Requirements.
Quote the whole listing exactly. Leave the pictures out of your copy.

Dataset excerpt.
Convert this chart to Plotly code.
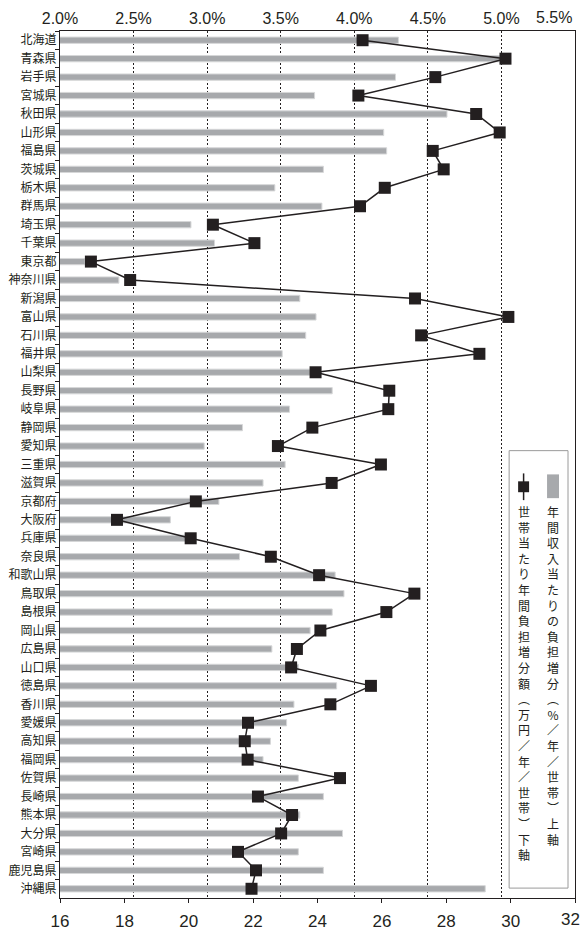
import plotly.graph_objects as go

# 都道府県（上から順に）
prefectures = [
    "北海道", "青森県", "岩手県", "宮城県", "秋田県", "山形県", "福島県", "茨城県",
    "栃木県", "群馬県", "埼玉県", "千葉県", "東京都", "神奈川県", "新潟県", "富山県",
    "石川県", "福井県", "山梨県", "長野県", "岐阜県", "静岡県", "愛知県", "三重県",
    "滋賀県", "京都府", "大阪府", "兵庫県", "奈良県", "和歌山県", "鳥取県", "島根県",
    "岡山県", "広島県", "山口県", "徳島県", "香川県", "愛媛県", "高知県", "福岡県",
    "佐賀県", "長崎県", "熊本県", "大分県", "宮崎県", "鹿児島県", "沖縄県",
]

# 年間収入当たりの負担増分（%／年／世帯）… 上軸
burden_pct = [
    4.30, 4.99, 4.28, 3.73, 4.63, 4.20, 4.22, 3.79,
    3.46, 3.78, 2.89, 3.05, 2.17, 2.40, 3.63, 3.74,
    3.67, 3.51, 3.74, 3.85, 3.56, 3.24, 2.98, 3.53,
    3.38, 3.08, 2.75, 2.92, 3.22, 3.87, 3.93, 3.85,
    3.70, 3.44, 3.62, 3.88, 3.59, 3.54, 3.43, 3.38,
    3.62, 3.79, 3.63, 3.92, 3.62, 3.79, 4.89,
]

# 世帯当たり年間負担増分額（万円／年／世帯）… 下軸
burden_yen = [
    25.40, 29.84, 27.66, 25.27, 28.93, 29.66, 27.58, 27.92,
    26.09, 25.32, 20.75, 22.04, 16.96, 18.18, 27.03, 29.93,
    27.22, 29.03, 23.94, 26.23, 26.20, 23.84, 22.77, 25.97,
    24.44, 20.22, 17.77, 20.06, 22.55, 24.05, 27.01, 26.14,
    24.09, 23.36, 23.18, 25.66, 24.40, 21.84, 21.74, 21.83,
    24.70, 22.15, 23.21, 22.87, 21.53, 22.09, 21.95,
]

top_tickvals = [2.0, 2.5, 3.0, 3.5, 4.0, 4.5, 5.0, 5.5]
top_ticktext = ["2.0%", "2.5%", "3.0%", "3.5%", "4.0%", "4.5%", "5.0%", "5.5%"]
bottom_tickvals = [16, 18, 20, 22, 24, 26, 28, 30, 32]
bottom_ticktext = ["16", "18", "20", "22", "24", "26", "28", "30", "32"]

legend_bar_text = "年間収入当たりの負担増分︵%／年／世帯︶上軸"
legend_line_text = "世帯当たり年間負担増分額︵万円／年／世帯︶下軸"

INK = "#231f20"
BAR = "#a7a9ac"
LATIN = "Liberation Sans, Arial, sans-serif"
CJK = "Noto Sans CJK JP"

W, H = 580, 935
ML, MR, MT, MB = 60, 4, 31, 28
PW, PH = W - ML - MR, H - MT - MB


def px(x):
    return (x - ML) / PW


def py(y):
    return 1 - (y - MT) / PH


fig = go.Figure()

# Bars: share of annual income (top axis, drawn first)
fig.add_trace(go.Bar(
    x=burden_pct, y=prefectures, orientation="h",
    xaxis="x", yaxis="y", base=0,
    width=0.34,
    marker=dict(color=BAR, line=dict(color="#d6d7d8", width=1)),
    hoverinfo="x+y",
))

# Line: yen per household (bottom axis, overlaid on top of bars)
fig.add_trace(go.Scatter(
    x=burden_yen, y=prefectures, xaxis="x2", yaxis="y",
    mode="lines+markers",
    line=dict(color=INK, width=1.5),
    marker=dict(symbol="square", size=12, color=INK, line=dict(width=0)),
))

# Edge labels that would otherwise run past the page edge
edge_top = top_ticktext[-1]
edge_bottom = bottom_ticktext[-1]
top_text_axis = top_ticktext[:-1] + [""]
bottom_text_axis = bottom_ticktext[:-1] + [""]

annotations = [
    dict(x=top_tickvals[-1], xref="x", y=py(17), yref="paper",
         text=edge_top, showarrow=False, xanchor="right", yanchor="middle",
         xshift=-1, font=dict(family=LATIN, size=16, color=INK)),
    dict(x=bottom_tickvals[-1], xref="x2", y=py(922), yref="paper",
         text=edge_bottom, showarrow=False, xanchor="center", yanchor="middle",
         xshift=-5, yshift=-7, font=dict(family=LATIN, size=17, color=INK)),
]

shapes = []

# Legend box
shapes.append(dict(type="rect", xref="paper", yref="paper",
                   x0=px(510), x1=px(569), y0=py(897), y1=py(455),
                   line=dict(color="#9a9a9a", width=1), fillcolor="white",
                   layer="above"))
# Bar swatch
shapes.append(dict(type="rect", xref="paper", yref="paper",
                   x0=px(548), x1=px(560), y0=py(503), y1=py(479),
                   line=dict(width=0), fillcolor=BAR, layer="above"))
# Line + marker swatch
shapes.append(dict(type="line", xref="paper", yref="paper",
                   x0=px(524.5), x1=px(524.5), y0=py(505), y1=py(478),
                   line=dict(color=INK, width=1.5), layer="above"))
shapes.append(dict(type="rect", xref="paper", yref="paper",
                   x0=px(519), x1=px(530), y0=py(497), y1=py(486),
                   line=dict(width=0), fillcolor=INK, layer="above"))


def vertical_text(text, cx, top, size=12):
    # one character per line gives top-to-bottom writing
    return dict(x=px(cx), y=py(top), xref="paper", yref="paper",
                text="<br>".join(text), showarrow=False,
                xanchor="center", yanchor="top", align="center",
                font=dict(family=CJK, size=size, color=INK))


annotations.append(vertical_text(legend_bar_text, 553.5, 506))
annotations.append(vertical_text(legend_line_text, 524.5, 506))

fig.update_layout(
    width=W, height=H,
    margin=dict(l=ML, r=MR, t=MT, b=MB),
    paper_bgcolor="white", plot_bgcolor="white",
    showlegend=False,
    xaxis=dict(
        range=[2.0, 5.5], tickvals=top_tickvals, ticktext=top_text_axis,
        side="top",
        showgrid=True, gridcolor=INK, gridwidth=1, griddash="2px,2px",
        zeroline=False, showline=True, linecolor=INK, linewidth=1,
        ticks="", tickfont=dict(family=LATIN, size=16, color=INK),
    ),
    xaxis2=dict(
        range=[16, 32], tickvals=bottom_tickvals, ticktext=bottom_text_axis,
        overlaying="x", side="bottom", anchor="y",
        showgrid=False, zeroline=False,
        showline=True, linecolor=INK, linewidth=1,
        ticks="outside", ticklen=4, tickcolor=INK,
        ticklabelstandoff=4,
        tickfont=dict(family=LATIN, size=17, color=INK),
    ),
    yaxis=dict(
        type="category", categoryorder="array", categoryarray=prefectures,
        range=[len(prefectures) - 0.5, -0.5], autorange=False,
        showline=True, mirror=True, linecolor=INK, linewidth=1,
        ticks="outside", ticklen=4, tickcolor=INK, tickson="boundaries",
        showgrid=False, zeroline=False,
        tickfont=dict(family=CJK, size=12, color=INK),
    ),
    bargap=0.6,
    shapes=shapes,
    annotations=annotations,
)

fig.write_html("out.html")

Expected answer.
Convert this chart to Plotly code.
import plotly.graph_objects as go

# 都道府県（上から順に）
prefectures = [
    "北海道", "青森県", "岩手県", "宮城県", "秋田県", "山形県", "福島県", "茨城県",
    "栃木県", "群馬県", "埼玉県", "千葉県", "東京都", "神奈川県", "新潟県", "富山県",
    "石川県", "福井県", "山梨県", "長野県", "岐阜県", "静岡県", "愛知県", "三重県",
    "滋賀県", "京都府", "大阪府", "兵庫県", "奈良県", "和歌山県", "鳥取県", "島根県",
    "岡山県", "広島県", "山口県", "徳島県", "香川県", "愛媛県", "高知県", "福岡県",
    "佐賀県", "長崎県", "熊本県", "大分県", "宮崎県", "鹿児島県", "沖縄県",
]

# 年間収入当たりの負担増分（%／年／世帯）… 上軸
burden_pct = [
    4.30, 4.99, 4.28, 3.73, 4.63, 4.20, 4.22, 3.79,
    3.46, 3.78, 2.89, 3.05, 2.17, 2.40, 3.63, 3.74,
    3.67, 3.51, 3.74, 3.85, 3.56, 3.24, 2.98, 3.53,
    3.38, 3.08, 2.75, 2.92, 3.22, 3.87, 3.93, 3.85,
    3.70, 3.44, 3.62, 3.88, 3.59, 3.54, 3.43, 3.38,
    3.62, 3.79, 3.63, 3.92, 3.62, 3.79, 4.89,
]

# 世帯当たり年間負担増分額（万円／年／世帯）… 下軸
burden_yen = [
    25.40, 29.84, 27.66, 25.27, 28.93, 29.66, 27.58, 27.92,
    26.09, 25.32, 20.75, 22.04, 16.96, 18.18, 27.03, 29.93,
    27.22, 29.03, 23.94, 26.23, 26.20, 23.84, 22.77, 25.97,
    24.44, 20.22, 17.77, 20.06, 22.55, 24.05, 27.01, 26.14,
    24.09, 23.36, 23.18, 25.66, 24.40, 21.84, 21.74, 21.83,
    24.70, 22.15, 23.21, 22.87, 21.53, 22.09, 21.95,
]

top_tickvals = [2.0, 2.5, 3.0, 3.5, 4.0, 4.5, 5.0, 5.5]
top_ticktext = ["2.0%", "2.5%", "3.0%", "3.5%", "4.0%", "4.5%", "5.0%", "5.5%"]
bottom_tickvals = [16, 18, 20, 22, 24, 26, 28, 30, 32]
bottom_ticktext = ["16", "18", "20", "22", "24", "26", "28", "30", "32"]

legend_bar_text = "年間収入当たりの負担増分︵%／年／世帯︶上軸"
legend_line_text = "世帯当たり年間負担増分額︵万円／年／世帯︶下軸"

INK = "#231f20"
BAR = "#a7a9ac"
LATIN = "Liberation Sans, Arial, sans-serif"
CJK = "Noto Sans CJK JP"

W, H = 580, 935
ML, MR, MT, MB = 60, 4, 31, 28
PW, PH = W - ML - MR, H - MT - MB


def px(x):
    return (x - ML) / PW


def py(y):
    return 1 - (y - MT) / PH


fig = go.Figure()

# Bars: share of annual income (top axis, drawn first)
fig.add_trace(go.Bar(
    x=burden_pct, y=prefectures, orientation="h",
    xaxis="x", yaxis="y", base=0,
    width=0.34,
    marker=dict(color=BAR, line=dict(color="#d6d7d8", width=1)),
    hoverinfo="x+y",
))

# Line: yen per household (bottom axis, overlaid on top of bars)
fig.add_trace(go.Scatter(
    x=burden_yen, y=prefectures, xaxis="x2", yaxis="y",
    mode="lines+markers",
    line=dict(color=INK, width=1.5),
    marker=dict(symbol="square", size=12, color=INK, line=dict(width=0)),
))

# Edge labels that would otherwise run past the page edge
edge_top = top_ticktext[-1]
edge_bottom = bottom_ticktext[-1]
top_text_axis = top_ticktext[:-1] + [""]
bottom_text_axis = bottom_ticktext[:-1] + [""]

annotations = [
    dict(x=top_tickvals[-1], xref="x", y=py(17), yref="paper",
         text=edge_top, showarrow=False, xanchor="right", yanchor="middle",
         xshift=-1, font=dict(family=LATIN, size=16, color=INK)),
    dict(x=bottom_tickvals[-1], xref="x2", y=py(922), yref="paper",
         text=edge_bottom, showarrow=False, xanchor="center", yanchor="middle",
         xshift=-5, yshift=-7, font=dict(family=LATIN, size=17, color=INK)),
]

shapes = []

# Legend box
shapes.append(dict(type="rect", xref="paper", yref="paper",
                   x0=px(510), x1=px(569), y0=py(897), y1=py(455),
                   line=dict(color="#9a9a9a", width=1), fillcolor="white",
                   layer="above"))
# Bar swatch
shapes.append(dict(type="rect", xref="paper", yref="paper",
                   x0=px(548), x1=px(560), y0=py(503), y1=py(479),
                   line=dict(width=0), fillcolor=BAR, layer="above"))
# Line + marker swatch
shapes.append(dict(type="line", xref="paper", yref="paper",
                   x0=px(524.5), x1=px(524.5), y0=py(505), y1=py(478),
                   line=dict(color=INK, width=1.5), layer="above"))
shapes.append(dict(type="rect", xref="paper", yref="paper",
                   x0=px(519), x1=px(530), y0=py(497), y1=py(486),
                   line=dict(width=0), fillcolor=INK, layer="above"))


def vertical_text(text, cx, top, size=12):
    # one character per line gives top-to-bottom writing
    return dict(x=px(cx), y=py(top), xref="paper", yref="paper",
                text="<br>".join(text), showarrow=False,
                xanchor="center", yanchor="top", align="center",
                font=dict(family=CJK, size=size, color=INK))


annotations.append(vertical_text(legend_bar_text, 553.5, 506))
annotations.append(vertical_text(legend_line_text, 524.5, 506))

fig.update_layout(
    width=W, height=H,
    margin=dict(l=ML, r=MR, t=MT, b=MB),
    paper_bgcolor="white", plot_bgcolor="white",
    showlegend=False,
    xaxis=dict(
        range=[2.0, 5.5], tickvals=top_tickvals, ticktext=top_text_axis,
        side="top",
        showgrid=True, gridcolor=INK, gridwidth=1, griddash="2px,2px",
        zeroline=False, showline=True, linecolor=INK, linewidth=1,
        ticks="", tickfont=dict(family=LATIN, size=16, color=INK),
    ),
    xaxis2=dict(
        range=[16, 32], tickvals=bottom_tickvals, ticktext=bottom_text_axis,
        overlaying="x", side="bottom", anchor="y",
        showgrid=False, zeroline=False,
        showline=True, linecolor=INK, linewidth=1,
        ticks="outside", ticklen=4, tickcolor=INK,
        ticklabelstandoff=4,
        tickfont=dict(family=LATIN, size=17, color=INK),
    ),
    yaxis=dict(
        type="category", categoryorder="array", categoryarray=prefectures,
        range=[len(prefectures) - 0.5, -0.5], autorange=False,
        showline=True, mirror=True, linecolor=INK, linewidth=1,
        ticks="outside", ticklen=4, tickcolor=INK, tickson="boundaries",
        showgrid=False, zeroline=False,
        tickfont=dict(family=CJK, size=12, color=INK),
    ),
    bargap=0.6,
    shapes=shapes,
    annotations=annotations,
)

fig.write_html("out.html")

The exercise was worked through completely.